Acrylic Buildup Removal on Floors Done Right
- May 24
- 5 min read
If your floors still look cloudy after cleaning, the problem may not be dirt. It may be old finish sitting on the surface. Acrylic buildup removal on floors is often the real fix when shine turns dull, color looks muddy, and traffic lanes start standing out no matter how often you mop.
This is a common issue in busy homes, condos, and high-rise units where floors get cleaned often and coated repeatedly over time. A quick shine product can make the floor look better for a while, but layer after layer starts to trap grime, scuff marks, and residue. Instead of helping, it changes how the floor looks and feels.
For many homeowners, the first sign is inconsistency. One area looks hazy, another looks sticky, and another has a yellow or gray cast that will not lift. In some cases, the floor becomes more slippery. In others, it loses all depth and starts looking flat and artificial. That is usually not a flooring replacement issue. It is a surface buildup issue.
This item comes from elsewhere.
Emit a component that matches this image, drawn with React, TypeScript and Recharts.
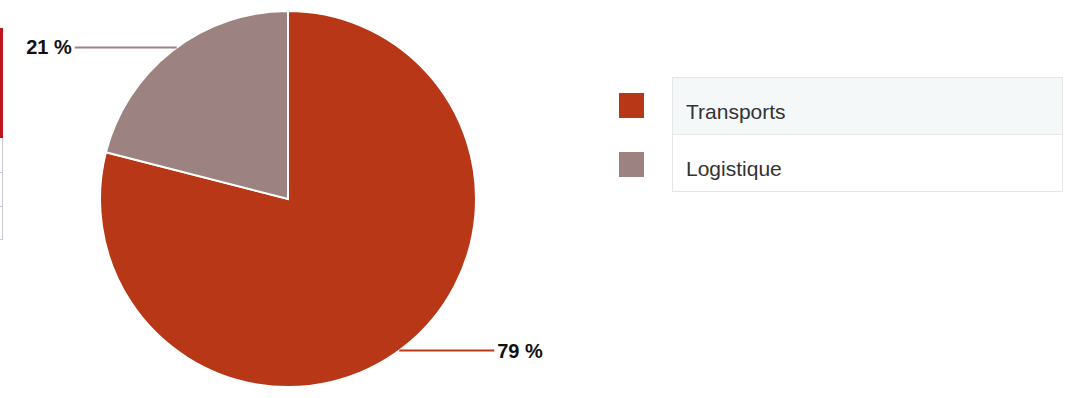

What acrylic buildup actually looks like
Acrylic floor finishes are designed to create a protective top layer. In the right setting, and with the right maintenance plan, they can serve a purpose. The trouble starts when the coating is applied too often, cleaned incorrectly, or used on a surface that does not respond well to that type of finish.
On hardwood and other hard-surface floors, buildup often shows up as cloudy patches, swirl marks, uneven gloss, dark traffic patterns, or a plastic-looking sheen that hides the natural character of the floor. Some homeowners think the floor is wearing out, when in reality the original surface is buried under old product.
That matters because the solution changes completely depending on the cause. A worn finish needs restoration. Residue needs removal. If you treat buildup like ordinary dirt, you waste time. If you treat it like deep damage without checking the surface first, you may spend more than necessary.
Why acrylic buildup removal on floors needs the right approach
Not every floor should be handled the same way. Solid hardwood, engineered wood, laminate, vinyl plank, and other hard surfaces all react differently to moisture, chemicals, and abrasion. That is why acrylic buildup removal on floors is less about using the strongest product and more about using the right method for the material underneath.
This is where DIY efforts often go sideways. A homeowner sees haze, buys a stripping solution, and starts scrubbing. Sometimes that works on a small section. Sometimes it softens the buildup but also dulls the floor below it. On wood surfaces especially, over-wetting or using the wrong remover can create a bigger problem than the one you started with.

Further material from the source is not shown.